The Court notes again however that Case No. 24-30426 did not impose a stay against Movant's foreclosure of the Property, because the debtor there was not on the title to the Property when the case was filed, and so any impact by that case appears to be solely the result of Movant's own actions.
"[T]he language [in section 362(d)(4)] was deliberately chosen by Congress to impose a substantial burden of proof on secured creditors…" 3 Collier on Bankruptcy ¶ 362.05[19][a]. Considering the totality of the circumstances, The Court has not been provided with a sufficient evidentiary record at this time to conclude that this bankruptcy filing was intended to be part of "a scheme to delay, hinder, or defraud" Movant.
"[I]t is clear at the outset that no relief would be forthcoming by granting the motion to reopen" because Movant has not set forth a sufficient legal basis for the Court to grant prospective stay relief under 11 U.S.C. § 362(d)(4)(B). Accordingly, there is also not sufficient "cause" to reopen this case pursuant to 11 U.S.C. § 350(b). Importantly the Court cannot find, and Movant has not offered, any authority to support that the Court may - at any time - re-open a long-ago closed case for the purpose of providing prospective relief under § 362(d)(4). Because the Court cannot grant such relief here, the 362(d)(4) Motion is moot.
However, nothing in this Memorandum of Decision precludes § 362(d)(4) relief, should another bankruptcy case affect Movant's rights with respect to the Property in the future.
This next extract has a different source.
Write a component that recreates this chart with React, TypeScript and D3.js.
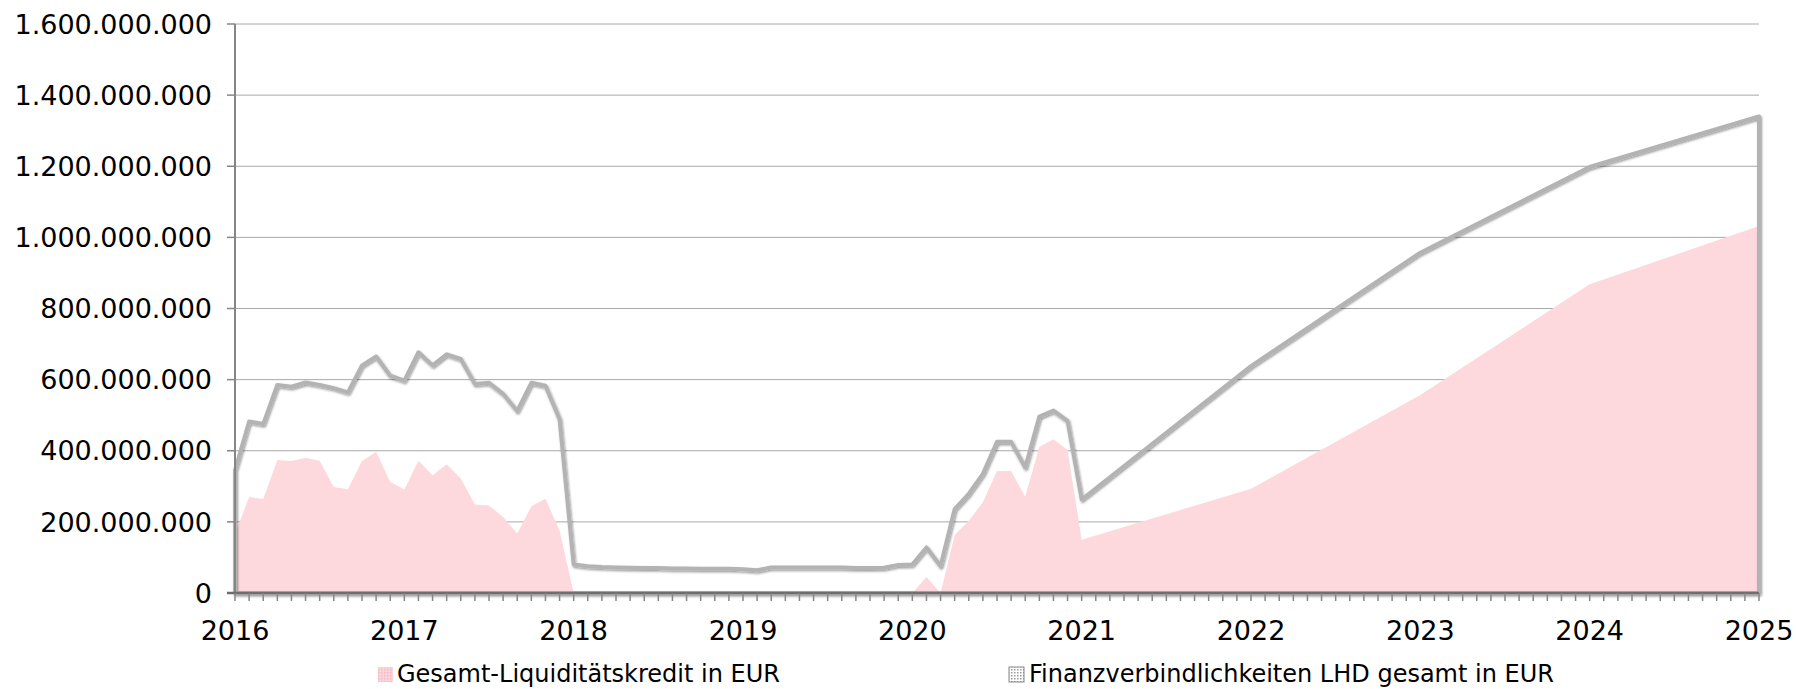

All other arguments were considered and determined to be without merit.
Accordingly, it is hereby
ORDERED: The Fee Waiver (ECF No. 106) is DENIED. It is further
ORDERED: The Motion to Reopen (ECF No.105) is DENIED. It is further
ORDERED: The 362(d)(4) Motion (ECF No. 107) will not be acted upon as "[a]ny substantive motion filed with the Motion to Reopen may not be acted upon unless and until the Motion to Reopen is granted."
D.Conn.Bankr.L.R. 5010-1(b).
Dated this 21st day of November, 2024, at New Haven, Connecticut.